### SUPPLIED INFORMATION

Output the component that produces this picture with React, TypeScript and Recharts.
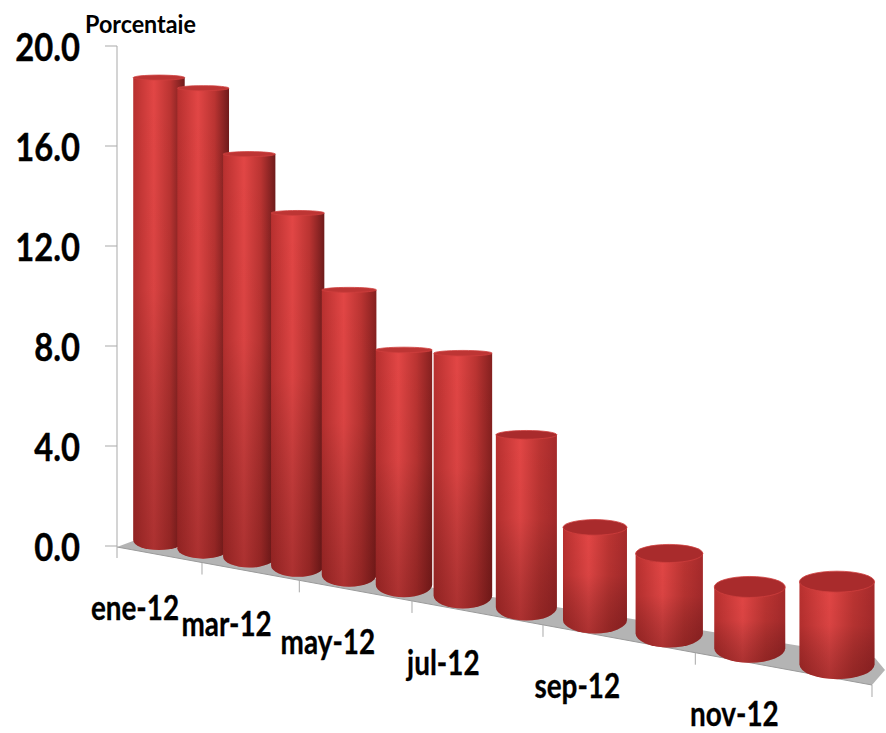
import React from "react";
import { BarChart, Bar, XAxis, YAxis, Customized } from "recharts";

// Monthly percentages, January to December 2012
const months = ["ene-12", "feb-12", "mar-12", "abr-12", "may-12", "jun-12", "jul-12", "ago-12", "sep-12", "oct-12", "nov-12", "dic-12"];
const percentages = [18.5, 18.4, 16.1, 14.1, 11.4, 9.4, 9.7, 6.9, 3.7, 3.2, 2.45, 3.3];
const valueTicks = [0, 4, 8, 12, 16, 20];

const rows = months.map((month, i) => ({ month, value: percentages[i] }));

const WIDTH = 886;
const HEIGHT = 733;
const PLOT_LEFT = 117;
const PLOT_TOP = 46;
const PLOT_BOTTOM = 546;
const STEP = (WIDTH - PLOT_LEFT) / months.length;
const FONT = "Lato, 'Liberation Sans', sans-serif";
const AXIS_GREY = "#a9a9a9";

// Perspective of the sloped floor: slots further along the axis come closer to the viewer.
const slotOf = (bandCenter: number) => (bandCenter - PLOT_LEFT) / STEP - 0.5;
const projectX = (s: number) => 159 + 43.47 * s + 0.652 * s * s + 0.0909 * s * s * s;
const floorY = (cx: number) => 511 + 0.183 * cx;
const cylinderWidth = (slot: number) => 51.5 + 0.195 * slot * slot;
// Axis tick marks sit every two months along the slab's front edge.
const projectMark = (k: number) => 117 + 79.83 * k + 4.667 * k * k + 0.5 * k * k * k;

function Cylinder(props: any) {
  const { x, width, height, index } = props;
  const slot = slotOf(x + width / 2);
  const cx = projectX(slot);
  const w = cylinderWidth(slot);
  const rx = w / 2;
  const baseY = floorY(cx);
  const topY = baseY - height;
  const baseRy = 10 + (5 * slot) / 11;
  const t = Math.min(1, Math.max(0, (topY - 300) / 280));
  const topRy = 2.5 + 8 * t * t;
  const near = slot / 11;
  const edge = near > 0.6 ? "#a62a2b" : near > 0.3 ? "#85201f" : "#6f1b1b";
  const id = `cyl-${index}`;
  const side = `M${cx - rx},${topY} V${baseY} A${rx},${baseRy} 0 0 0 ${cx + rx},${baseY} V${topY} Z`;
  return (
    <g>
      <defs>
        <linearGradient id={id} x1="0" y1="0" x2="1" y2="0">
          <stop offset="0" stopColor="#b8302f" />
          <stop offset="0.4" stopColor="#e24645" />
          <stop offset="0.72" stopColor="#bb3432" />
          <stop offset="1" stopColor={edge} />
        </linearGradient>
        <linearGradient id={`${id}-shade`} x1="0" y1="0" x2="0" y2="1">
          <stop offset="0" stopColor="#000" stopOpacity="0" />
          <stop offset="0.45" stopColor="#000" stopOpacity="0.04" />
          <stop offset="1" stopColor="#3a0505" stopOpacity="0.32" />
        </linearGradient>
      </defs>
      <path d={side} fill={`url(#${id})`} />
      <path d={side} fill={`url(#${id}-shade)`} />
      <ellipse cx={cx} cy={topY} rx={rx} ry={topRy} fill={t > 0.4 ? "#a92b2c" : "#bd3534"} stroke="#cf3f3e" strokeWidth={0.8} />
    </g>
  );
}

// Floor slab, axis extension and the tick marks along its front edge
function Floor() {
  const marks = [1, 2, 3, 4, 5, 6].map(projectMark);
  const frontY = (x: number) => 547 + 0.1828 * (x - 117);
  return (
    <g>
      <polygon points="117,547 133,541 620,617 875,658 885,670 872,685" fill="#b4b4b4" />
      <line x1={117} y1={547} x2={872} y2={685} stroke="#9a9a9a" strokeWidth={1} />
      <line x1={117} y1={PLOT_BOTTOM} x2={117} y2={558} stroke={AXIS_GREY} strokeWidth={1} />
      {marks.map((x) => (
        <line key={x} x1={x} y1={frontY(x)} x2={x} y2={frontY(x) + 12} stroke={AXIS_GREY} strokeWidth={1} />
      ))}
    </g>
  );
}

function UnitTitle() {
  return (
    <g>
      <defs>
        <clipPath id="unit-clip">
          <rect x={80} y={0} width={130} height={34} />
        </clipPath>
      </defs>
      <g clipPath="url(#unit-clip)">
        <text x={85} y={33} fontFamily={FONT} fontWeight={700} fontSize={24} fill="#000" textLength={111} lengthAdjust="spacingAndGlyphs">
          Porcentaje
        </text>
      </g>
    </g>
  );
}

function ValueTick(props: any) {
  const { x, y, payload } = props;
  return (
    <text x={x} y={y + 15} textAnchor="end" fontFamily={FONT} fontWeight={700} fontSize={39} fill="#000" stroke="#000" strokeWidth={0.4} transform={`translate(${x * 0.16} 0) scale(0.84 1)`}>
      {payload.value.toFixed(1)}
    </text>
  );
}

function MonthTick(props: any) {
  const { x, payload } = props;
  const cx = projectX(slotOf(x));
  const labelX = cx - 24 + 0.0145 * (cx - 159);
  const labelY = 620 + 0.18 * (cx - 159);
  return (
    <text x={labelX} y={labelY} textAnchor="middle" fontFamily={FONT} fontWeight={700} fontSize={34} fill="#000" stroke="#000" strokeWidth={0.3} transform={`translate(${labelX * 0.18} 0) scale(0.82 1)`}>
      {payload.value}
    </text>
  );
}

export default function App() {
  return (
    <div style={{ position: "absolute", left: 0, top: 0, width: WIDTH, height: HEIGHT, background: "#fff" }}>
      <BarChart
        width={WIDTH}
        height={HEIGHT}
        data={rows}
        margin={{ top: PLOT_TOP, right: 0, bottom: HEIGHT - PLOT_BOTTOM - 30, left: 0 }}
        barCategoryGap={0}
      >
        <Customized component={<Floor />} />
        <XAxis dataKey="month" height={30} interval={1} axisLine={false} tickLine={false} tick={<MonthTick />} />
        <YAxis
          width={PLOT_LEFT}
          domain={[0, 20]}
          ticks={valueTicks}
          interval={0}
          tickSize={12}
          tickMargin={25}
          axisLine={{ stroke: AXIS_GREY }}
          tickLine={{ stroke: AXIS_GREY }}
          tick={<ValueTick />}
        />
        <Bar dataKey="value" isAnimationActive={false} shape={<Cylinder />} />
        <Customized component={<UnitTitle />} />
      </BarChart>
    </div>
  );
}
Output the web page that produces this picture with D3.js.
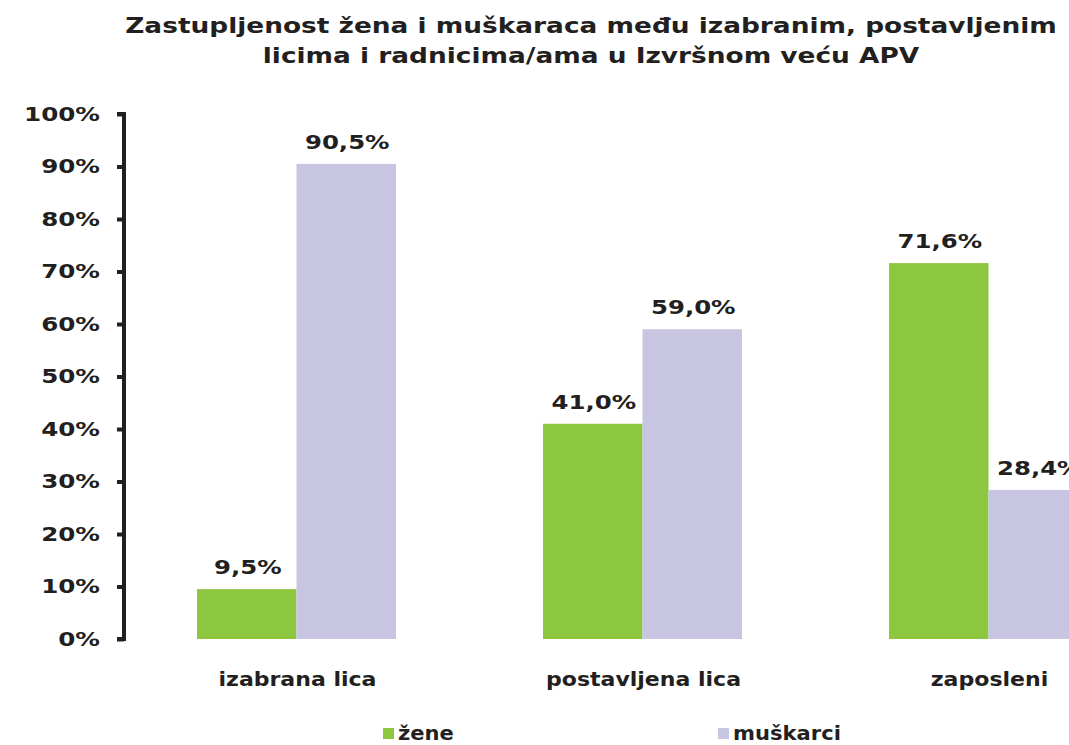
<!DOCTYPE html>
<html><head><meta charset="utf-8">
<script src="https://cdn.jsdelivr.net/npm/d3@7"></script>
<style>body{margin:0;background:#fff}text{font-family:"DejaVu Sans",Verdana,sans-serif;font-weight:bold;fill:#231F20}</style>
</head><body><svg id="c" width="1069" height="745"></svg>
<script>
const categories = ["izabrana lica", "postavljena lica", "zaposleni"];
const series = ["žene", "muškarci"];
const zene = [9.5, 41.0, 71.6];
const muskarci = [90.5, 59.0, 28.4];
const yTicks = [0,10,20,30,40,50,60,70,80,90,100];
const titleLines = ["Zastupljenost žena i muškaraca među izabranim, postavljenim", "licima i radnicima/ama u Izvršnom veću APV"];
const colors = ["#8DC63F", "#C8C5E2"];

const svg = d3.select("#c");
const y = d3.scaleLinear().domain([0,100]).range([639,114]);
const x0 = d3.scaleBand().domain(categories).range([124,1161]).paddingInner(0.425).paddingOuter(0.211);
const x1 = d3.scaleBand().domain(series).range([0, x0.bandwidth()]);
const fmt = v => v.toFixed(1).replace(".", ",") + "%";
const place = (sel, fx, fy, sx) => sel.attr("transform", (d,i)=>`translate(${fx(d,i)},${fy(d,i)}) scale(${sx},1)`);

titleLines.forEach((t,i)=>place(svg.append("text").attr("text-anchor","middle").attr("font-size",22).text(t), ()=>591, ()=>33+i*30, 1.2));

const data = categories.map((c,i)=>({c, vals:[zene[i], muskarci[i]]}));
const g = svg.append("g").selectAll("g").data(data).join("g").attr("transform",d=>`translate(${x0(d.c)},0)`);
g.selectAll("rect").data(d=>d.vals.map((v,j)=>({s:series[j],v,j}))).join("rect")
  .attr("x",d=>x1(d.s)).attr("width",x1.bandwidth()).attr("y",d=>y(d.v)).attr("height",d=>y(0)-y(d.v)).attr("fill",d=>colors[d.j]);
place(g.selectAll("text.v").data(d=>d.vals.map((v,j)=>({s:series[j],v,j}))).join("text").attr("class","v")
  .attr("text-anchor","middle").attr("font-size",20).text(d=>fmt(d.v)),
  d=>x1(d.s)+x1.bandwidth()/2+1, d=>y(d.v)-15, 1.22);

const sxT = 1.23;
const ax = svg.append("g").attr("transform","translate(124,0)")
  .call(d3.axisLeft(y).tickValues(yTicks).tickSize(7).tickPadding(17).tickFormat(d=>d+"%"));
ax.select(".domain").attr("d","M-7,114H0V639H-7").attr("stroke","#231F20").attr("stroke-width",4).attr("fill","none");
ax.selectAll(".tick line").attr("stroke","#231F20").attr("stroke-width",4);
ax.selectAll(".tick text").attr("font-size",20).attr("font-family","DejaVu Sans").attr("font-weight","bold").attr("fill","#231F20")
  .attr("x",-24/sxT).attr("transform",`scale(${sxT},1)`);

place(svg.append("g").selectAll("text").data(categories).join("text").attr("text-anchor","middle").attr("font-size",19).text(d=>d),
  d=>x0(d)+x0.bandwidth()/2+1, ()=>686, 1.16);

const legX = [383, 718];
series.forEach((s,i)=>{
  svg.append("rect").attr("x",legX[i]).attr("y",728).attr("width",11).attr("height",11).attr("fill",colors[i]);
  place(svg.append("text").attr("font-size",19).text(s), ()=>legX[i]+15, ()=>740, 1.11);
});
</script></body></html>
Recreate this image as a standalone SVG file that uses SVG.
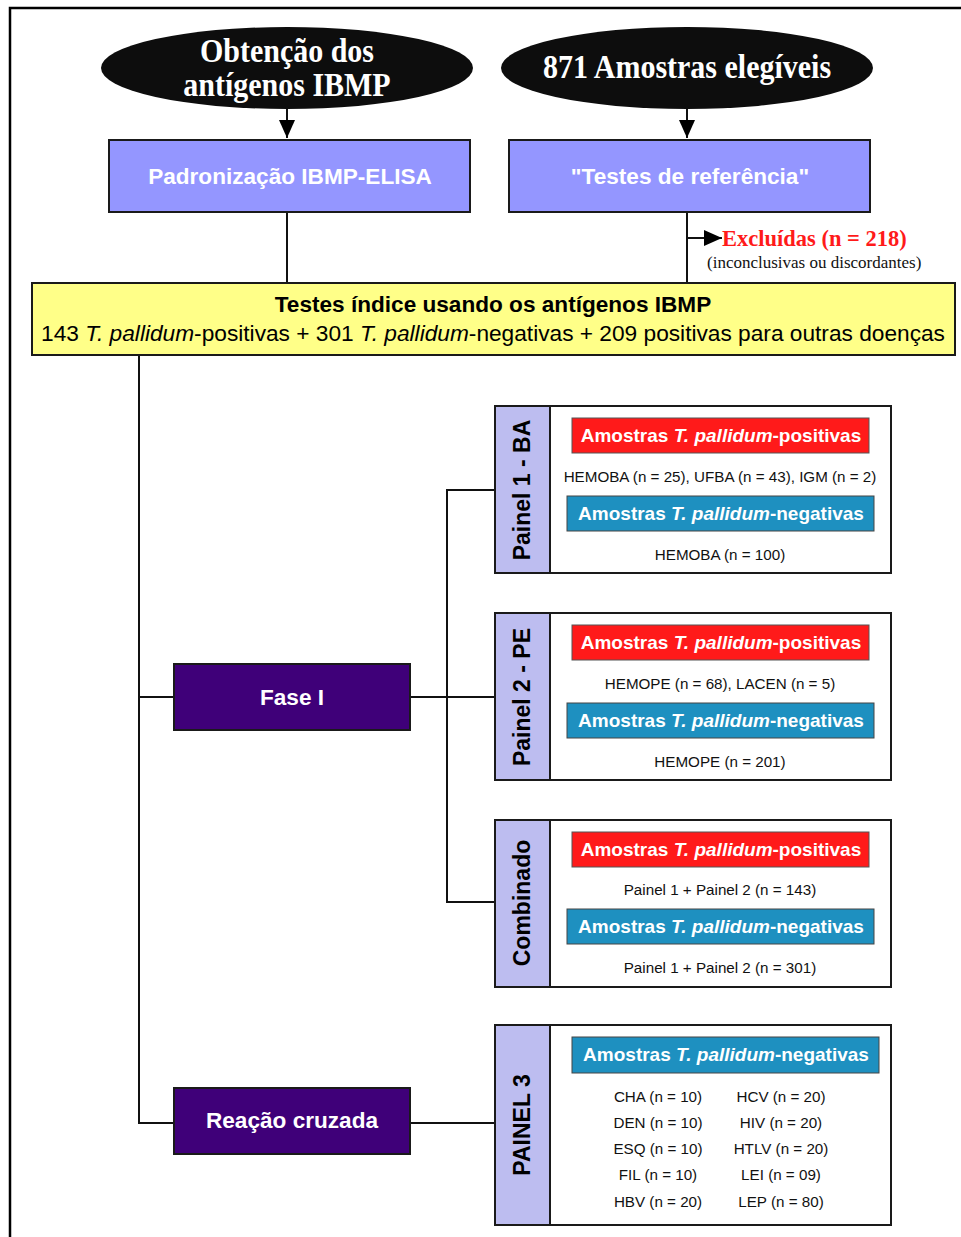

### REQUIRED WORK
Set down the records above word for word, from the first line through the line containing "const projectMark = (k: number)", both included; leave out the pictures.

### WRITTEN SOLUTION
Output the component that produces this picture with React, TypeScript and Recharts.
import React from "react";
import { BarChart, Bar, XAxis, YAxis, Customized } from "recharts";

// Monthly percentages, January to December 2012
const months = ["ene-12", "feb-12", "mar-12", "abr-12", "may-12", "jun-12", "jul-12", "ago-12", "sep-12", "oct-12", "nov-12", "dic-12"];
const percentages = [18.5, 18.4, 16.1, 14.1, 11.4, 9.4, 9.7, 6.9, 3.7, 3.2, 2.45, 3.3];
const valueTicks = [0, 4, 8, 12, 16, 20];

const rows = months.map((month, i) => ({ month, value: percentages[i] }));

const WIDTH = 886;
const HEIGHT = 733;
const PLOT_LEFT = 117;
const PLOT_TOP = 46;
const PLOT_BOTTOM = 546;
const STEP = (WIDTH - PLOT_LEFT) / months.length;
const FONT = "Lato, 'Liberation Sans', sans-serif";
const AXIS_GREY = "#a9a9a9";

// Perspective of the sloped floor: slots further along the axis come closer to the viewer.
const slotOf = (bandCenter: number) => (bandCenter - PLOT_LEFT) / STEP - 0.5;
const projectX = (s: number) => 159 + 43.47 * s + 0.652 * s * s + 0.0909 * s * s * s;
const floorY = (cx: number) => 511 + 0.183 * cx;
const cylinderWidth = (slot: number) => 51.5 + 0.195 * slot * slot;
// Axis tick marks sit every two months along the slab's front edge.
const projectMark = (k: number) => 117 + 79.83 * k + 4.667 * k * k + 0.5 * k * k * k;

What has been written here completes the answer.